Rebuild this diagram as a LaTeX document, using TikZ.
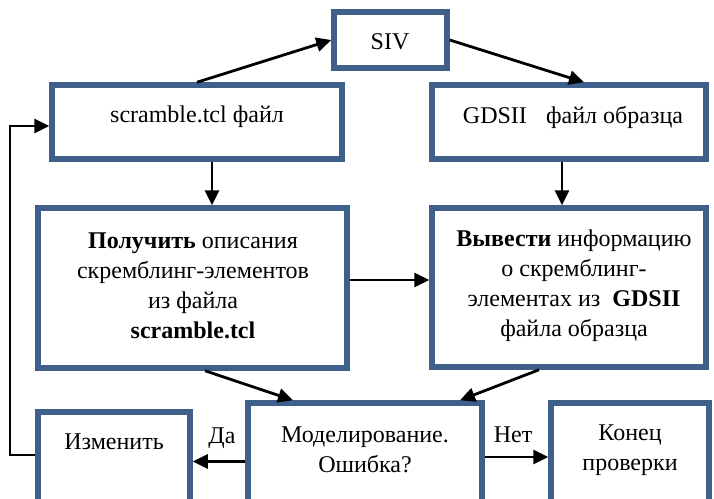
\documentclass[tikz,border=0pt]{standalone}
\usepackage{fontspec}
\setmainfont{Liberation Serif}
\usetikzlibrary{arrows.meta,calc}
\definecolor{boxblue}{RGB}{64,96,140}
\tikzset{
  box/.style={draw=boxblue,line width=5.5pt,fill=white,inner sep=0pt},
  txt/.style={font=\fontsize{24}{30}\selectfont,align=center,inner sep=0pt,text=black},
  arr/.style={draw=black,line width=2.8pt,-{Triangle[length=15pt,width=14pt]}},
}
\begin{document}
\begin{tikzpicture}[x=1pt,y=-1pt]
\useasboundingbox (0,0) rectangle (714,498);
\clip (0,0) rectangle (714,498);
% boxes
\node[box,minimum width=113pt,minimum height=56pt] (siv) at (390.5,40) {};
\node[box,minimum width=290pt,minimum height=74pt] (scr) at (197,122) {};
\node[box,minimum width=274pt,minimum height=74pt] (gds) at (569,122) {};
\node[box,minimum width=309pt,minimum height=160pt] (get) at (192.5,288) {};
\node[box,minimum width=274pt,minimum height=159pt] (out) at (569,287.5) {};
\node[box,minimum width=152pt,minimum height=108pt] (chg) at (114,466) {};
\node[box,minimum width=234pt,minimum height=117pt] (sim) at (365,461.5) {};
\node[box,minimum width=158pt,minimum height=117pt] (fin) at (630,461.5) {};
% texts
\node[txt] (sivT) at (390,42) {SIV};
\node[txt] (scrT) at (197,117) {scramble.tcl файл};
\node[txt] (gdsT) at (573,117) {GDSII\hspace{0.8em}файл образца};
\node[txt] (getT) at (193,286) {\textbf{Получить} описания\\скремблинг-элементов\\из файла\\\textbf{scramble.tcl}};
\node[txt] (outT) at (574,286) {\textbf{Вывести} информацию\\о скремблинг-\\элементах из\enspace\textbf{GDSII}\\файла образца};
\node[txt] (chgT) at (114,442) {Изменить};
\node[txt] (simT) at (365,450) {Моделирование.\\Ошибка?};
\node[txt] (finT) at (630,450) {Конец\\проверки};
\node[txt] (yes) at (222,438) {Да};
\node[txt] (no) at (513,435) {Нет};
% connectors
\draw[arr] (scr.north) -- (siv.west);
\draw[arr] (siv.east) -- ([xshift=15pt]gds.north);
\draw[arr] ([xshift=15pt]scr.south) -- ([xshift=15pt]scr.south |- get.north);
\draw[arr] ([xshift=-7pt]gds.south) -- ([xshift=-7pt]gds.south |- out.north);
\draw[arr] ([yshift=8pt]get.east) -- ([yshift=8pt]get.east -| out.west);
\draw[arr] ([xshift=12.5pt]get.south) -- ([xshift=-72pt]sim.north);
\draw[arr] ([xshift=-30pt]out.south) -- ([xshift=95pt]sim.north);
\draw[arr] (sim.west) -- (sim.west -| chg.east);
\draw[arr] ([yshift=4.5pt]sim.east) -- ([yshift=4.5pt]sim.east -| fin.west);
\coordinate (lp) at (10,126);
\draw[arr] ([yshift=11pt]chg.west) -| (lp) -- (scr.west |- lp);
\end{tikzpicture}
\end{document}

▶ [What to do]
Transcribe the full listing character for character. Pictures are excluded.

▶ [Result for this task]
Rebuild this diagram as a LaTeX document, using TikZ.
\documentclass[tikz,border=0pt]{standalone}
\usepackage{fontspec}
\setmainfont{Liberation Serif}
\usetikzlibrary{arrows.meta,calc}
\definecolor{boxblue}{RGB}{64,96,140}
\tikzset{
  box/.style={draw=boxblue,line width=5.5pt,fill=white,inner sep=0pt},
  txt/.style={font=\fontsize{24}{30}\selectfont,align=center,inner sep=0pt,text=black},
  arr/.style={draw=black,line width=2.8pt,-{Triangle[length=15pt,width=14pt]}},
}
\begin{document}
\begin{tikzpicture}[x=1pt,y=-1pt]
\useasboundingbox (0,0) rectangle (714,498);
\clip (0,0) rectangle (714,498);
% boxes
\node[box,minimum width=113pt,minimum height=56pt] (siv) at (390.5,40) {};
\node[box,minimum width=290pt,minimum height=74pt] (scr) at (197,122) {};
\node[box,minimum width=274pt,minimum height=74pt] (gds) at (569,122) {};
\node[box,minimum width=309pt,minimum height=160pt] (get) at (192.5,288) {};
\node[box,minimum width=274pt,minimum height=159pt] (out) at (569,287.5) {};
\node[box,minimum width=152pt,minimum height=108pt] (chg) at (114,466) {};
\node[box,minimum width=234pt,minimum height=117pt] (sim) at (365,461.5) {};
\node[box,minimum width=158pt,minimum height=117pt] (fin) at (630,461.5) {};
% texts
\node[txt] (sivT) at (390,42) {SIV};
\node[txt] (scrT) at (197,117) {scramble.tcl файл};
\node[txt] (gdsT) at (573,117) {GDSII\hspace{0.8em}файл образца};
\node[txt] (getT) at (193,286) {\textbf{Получить} описания\\скремблинг-элементов\\из файла\\\textbf{scramble.tcl}};
\node[txt] (outT) at (574,286) {\textbf{Вывести} информацию\\о скремблинг-\\элементах из\enspace\textbf{GDSII}\\файла образца};
\node[txt] (chgT) at (114,442) {Изменить};
\node[txt] (simT) at (365,450) {Моделирование.\\Ошибка?};
\node[txt] (finT) at (630,450) {Конец\\проверки};
\node[txt] (yes) at (222,438) {Да};
\node[txt] (no) at (513,435) {Нет};
% connectors
\draw[arr] (scr.north) -- (siv.west);
\draw[arr] (siv.east) -- ([xshift=15pt]gds.north);
\draw[arr] ([xshift=15pt]scr.south) -- ([xshift=15pt]scr.south |- get.north);
\draw[arr] ([xshift=-7pt]gds.south) -- ([xshift=-7pt]gds.south |- out.north);
\draw[arr] ([yshift=8pt]get.east) -- ([yshift=8pt]get.east -| out.west);
\draw[arr] ([xshift=12.5pt]get.south) -- ([xshift=-72pt]sim.north);
\draw[arr] ([xshift=-30pt]out.south) -- ([xshift=95pt]sim.north);
\draw[arr] (sim.west) -- (sim.west -| chg.east);
\draw[arr] ([yshift=4.5pt]sim.east) -- ([yshift=4.5pt]sim.east -| fin.west);
\coordinate (lp) at (10,126);
\draw[arr] ([yshift=11pt]chg.west) -| (lp) -- (scr.west |- lp);
\end{tikzpicture}
\end{document}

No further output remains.